*** Supplied information
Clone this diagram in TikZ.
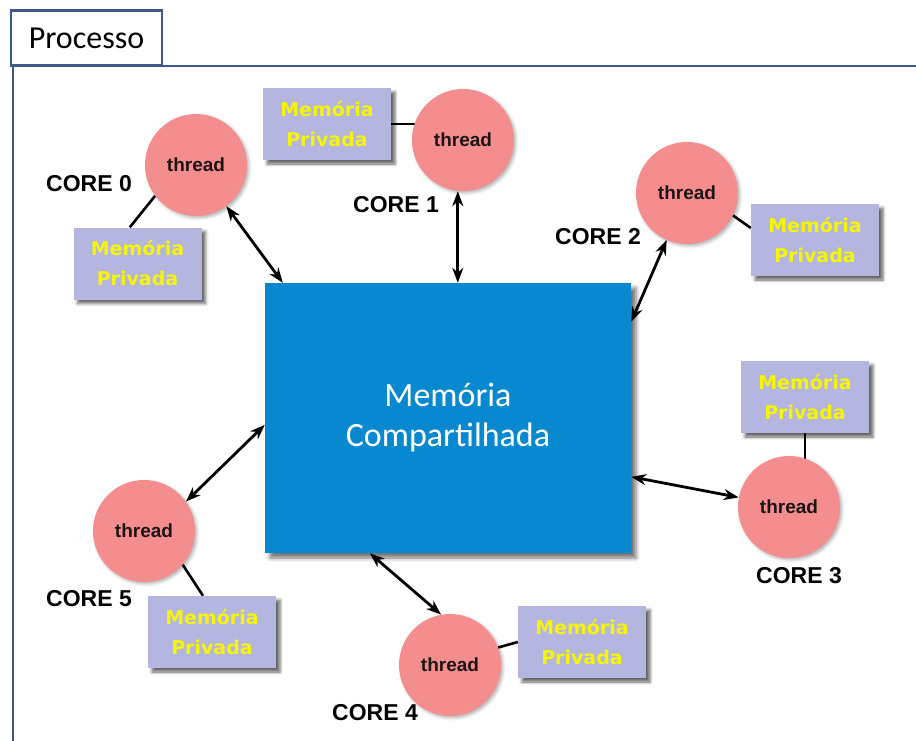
\documentclass[tikz,border=0pt]{standalone}
\usepackage{fontspec}
\setmainfont{Liberation Sans}
\newfontfamily\calibrifont{Carlito}
\newfontfamily\verdanafont{DejaVu Sans}
\usetikzlibrary{arrows.meta,shadows.blur,calc,backgrounds}

\definecolor{framecol}{RGB}{62,88,138}
\definecolor{sharedblue}{RGB}{8,136,206}
\definecolor{threadpink}{RGB}{244,142,142}
\definecolor{privlav}{RGB}{180,182,224}
\definecolor{privtext}{RGB}{246,246,0}
\definecolor{threadtext}{RGB}{30,20,20}

\begin{document}
\begin{tikzpicture}[x=1pt,y=-1pt,
  threadnode/.style={circle, fill=threadpink, minimum size=102pt, inner sep=0pt,
    font=\fontsize{19}{21}\selectfont\bfseries, text=threadtext,
    blur shadow={shadow xshift=2pt, shadow yshift=-2pt, shadow opacity=30, shadow blur radius=3pt}},
  privbox/.style={rectangle, fill=privlav, minimum width=128pt, minimum height=72pt,
    inner sep=0pt, align=center, font=\verdanafont\bfseries\fontsize{19}{30}\selectfont,
    text=privtext,
    blur shadow={shadow xshift=4pt, shadow yshift=-4pt, shadow opacity=60, shadow blur radius=3pt}},
  corelabel/.style={font=\fontsize{23}{26}\selectfont\bfseries, inner sep=0pt},
  link/.style={line width=2.6pt, black},
  access/.style={line width=2.8pt, black,
    {Stealth[length=15pt,width=11pt]}-{Stealth[length=15pt,width=11pt]}},
  framebox/.style={draw=framecol, line width=2.4pt},
]
\useasboundingbox (0,0) rectangle (916,740);
\clip (0,0) rectangle (916,740);

% process frame with its tab
\draw[framebox] (13,66) rectangle (940,780);
\node[framebox, fill=white, minimum width=151pt, minimum height=55pt, inner sep=0pt,
  font=\calibrifont\fontsize{32}{34}\selectfont] (tab) at (86.5,38) {Processo};

% shared memory
\node[rectangle, fill=sharedblue, minimum width=366pt, minimum height=270pt, inner sep=0pt,
  align=center, text=white, font=\calibrifont\fontsize{34}{40}\selectfont,
  blur shadow={shadow xshift=5pt, shadow yshift=-5pt, shadow opacity=55, shadow blur radius=4pt}]
  (mem) at (448,418) {Memória\\Compartilhada};

% threads
\node[threadnode] (t0) at (196,165) {thread};
\node[threadnode] (t1) at (463,140) {thread};
\node[threadnode] (t2) at (687,193) {thread};
\node[threadnode] (t3) at (789,507) {thread};
\node[threadnode] (t4) at (450,665) {thread};
\node[threadnode] (t5) at (144,531) {thread};

% private memories
\node[privbox] (p0) at (137.5,263.5) {Memória\\Privada};
\node[privbox] (p1) at (327,124) {Memória\\Privada};
\node[privbox] (p2) at (815,240) {Memória\\Privada};
\node[privbox] (p3) at (805,397) {Memória\\Privada};
\node[privbox] (p4) at (582,642) {Memória\\Privada};
\node[privbox] (p5) at (212,632) {Memória\\Privada};

% core labels
\node[corelabel, anchor=west] (c0) at (46,184) {CORE 0};
\node[corelabel, anchor=west] (c1) at (353,205) {CORE 1};
\node[corelabel, anchor=west] (c2) at (555,237) {CORE 2};
\node[corelabel, anchor=west] (c3) at (756,576) {CORE 3};
\node[corelabel, anchor=west] (c4) at (332,713) {CORE 4};
\node[corelabel, anchor=west] (c5) at (46,599) {CORE 5};

% thread to private memory links
\begin{pgfonlayer}{background}
\draw[link] (t0.217) -- ($(p0.north west)!0.44!(p0.north east)$);
\draw[link] (p1.east) -- (p1.east -| t1);
\draw[link] (t2.334) -- ($(p2.west)+(0,-12)$);
\draw[link] (p3.south) -- (p3.south |- t3);
\draw[link] (t4.20) -- (p4.west);
\draw[link] (t5.319) -- ($(p5.north west)!0.43!(p5.north east)$);
\end{pgfonlayer}

% access points on the shared memory
\coordinate (m0) at ($(mem.north west)+(18,0)$);
\coordinate (m1) at ($(mem.north west)+(193,0)$);
\coordinate (m2) at ($(mem.north east)+(0,39)$);
\coordinate (m3) at ($(mem.north east)+(0,194)$);
\coordinate (m4) at ($(mem.south west)+(105,0)$);
\coordinate (m5) at ($(mem.north west)+(0,142)$);

% thread to shared memory accesses
\draw[access] (t0) -- (m0);
\draw[access] (m1 |- t1.south) -- (m1);
\draw[access] (t2) -- (m2);
\draw[access] (t3) -- (m3);
\draw[access] (t4.100) -- (m4);
\draw[access] (t5.35) -- (m5);
\end{tikzpicture}
\end{document}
******
» What to do:
Transcribe the material as is, with images omitted.

» Full output:
Clone this diagram in TikZ.
\documentclass[tikz,border=0pt]{standalone}
\usepackage{fontspec}
\setmainfont{Liberation Sans}
\newfontfamily\calibrifont{Carlito}
\newfontfamily\verdanafont{DejaVu Sans}
\usetikzlibrary{arrows.meta,shadows.blur,calc,backgrounds}

\definecolor{framecol}{RGB}{62,88,138}
\definecolor{sharedblue}{RGB}{8,136,206}
\definecolor{threadpink}{RGB}{244,142,142}
\definecolor{privlav}{RGB}{180,182,224}
\definecolor{privtext}{RGB}{246,246,0}
\definecolor{threadtext}{RGB}{30,20,20}

\begin{document}
\begin{tikzpicture}[x=1pt,y=-1pt,
  threadnode/.style={circle, fill=threadpink, minimum size=102pt, inner sep=0pt,
    font=\fontsize{19}{21}\selectfont\bfseries, text=threadtext,
    blur shadow={shadow xshift=2pt, shadow yshift=-2pt, shadow opacity=30, shadow blur radius=3pt}},
  privbox/.style={rectangle, fill=privlav, minimum width=128pt, minimum height=72pt,
    inner sep=0pt, align=center, font=\verdanafont\bfseries\fontsize{19}{30}\selectfont,
    text=privtext,
    blur shadow={shadow xshift=4pt, shadow yshift=-4pt, shadow opacity=60, shadow blur radius=3pt}},
  corelabel/.style={font=\fontsize{23}{26}\selectfont\bfseries, inner sep=0pt},
  link/.style={line width=2.6pt, black},
  access/.style={line width=2.8pt, black,
    {Stealth[length=15pt,width=11pt]}-{Stealth[length=15pt,width=11pt]}},
  framebox/.style={draw=framecol, line width=2.4pt},
]
\useasboundingbox (0,0) rectangle (916,740);
\clip (0,0) rectangle (916,740);

% process frame with its tab
\draw[framebox] (13,66) rectangle (940,780);
\node[framebox, fill=white, minimum width=151pt, minimum height=55pt, inner sep=0pt,
  font=\calibrifont\fontsize{32}{34}\selectfont] (tab) at (86.5,38) {Processo};

% shared memory
\node[rectangle, fill=sharedblue, minimum width=366pt, minimum height=270pt, inner sep=0pt,
  align=center, text=white, font=\calibrifont\fontsize{34}{40}\selectfont,
  blur shadow={shadow xshift=5pt, shadow yshift=-5pt, shadow opacity=55, shadow blur radius=4pt}]
  (mem) at (448,418) {Memória\\Compartilhada};

% threads
\node[threadnode] (t0) at (196,165) {thread};
\node[threadnode] (t1) at (463,140) {thread};
\node[threadnode] (t2) at (687,193) {thread};
\node[threadnode] (t3) at (789,507) {thread};
\node[threadnode] (t4) at (450,665) {thread};
\node[threadnode] (t5) at (144,531) {thread};

% private memories
\node[privbox] (p0) at (137.5,263.5) {Memória\\Privada};
\node[privbox] (p1) at (327,124) {Memória\\Privada};
\node[privbox] (p2) at (815,240) {Memória\\Privada};
\node[privbox] (p3) at (805,397) {Memória\\Privada};
\node[privbox] (p4) at (582,642) {Memória\\Privada};
\node[privbox] (p5) at (212,632) {Memória\\Privada};

% core labels
\node[corelabel, anchor=west] (c0) at (46,184) {CORE 0};
\node[corelabel, anchor=west] (c1) at (353,205) {CORE 1};
\node[corelabel, anchor=west] (c2) at (555,237) {CORE 2};
\node[corelabel, anchor=west] (c3) at (756,576) {CORE 3};
\node[corelabel, anchor=west] (c4) at (332,713) {CORE 4};
\node[corelabel, anchor=west] (c5) at (46,599) {CORE 5};

% thread to private memory links
\begin{pgfonlayer}{background}
\draw[link] (t0.217) -- ($(p0.north west)!0.44!(p0.north east)$);
\draw[link] (p1.east) -- (p1.east -| t1);
\draw[link] (t2.334) -- ($(p2.west)+(0,-12)$);
\draw[link] (p3.south) -- (p3.south |- t3);
\draw[link] (t4.20) -- (p4.west);
\draw[link] (t5.319) -- ($(p5.north west)!0.43!(p5.north east)$);
\end{pgfonlayer}

% access points on the shared memory
\coordinate (m0) at ($(mem.north west)+(18,0)$);
\coordinate (m1) at ($(mem.north west)+(193,0)$);
\coordinate (m2) at ($(mem.north east)+(0,39)$);
\coordinate (m3) at ($(mem.north east)+(0,194)$);
\coordinate (m4) at ($(mem.south west)+(105,0)$);
\coordinate (m5) at ($(mem.north west)+(0,142)$);

% thread to shared memory accesses
\draw[access] (t0) -- (m0);
\draw[access] (m1 |- t1.south) -- (m1);
\draw[access] (t2) -- (m2);
\draw[access] (t3) -- (m3);
\draw[access] (t4.100) -- (m4);
\draw[access] (t5.35) -- (m5);
\end{tikzpicture}
\end{document}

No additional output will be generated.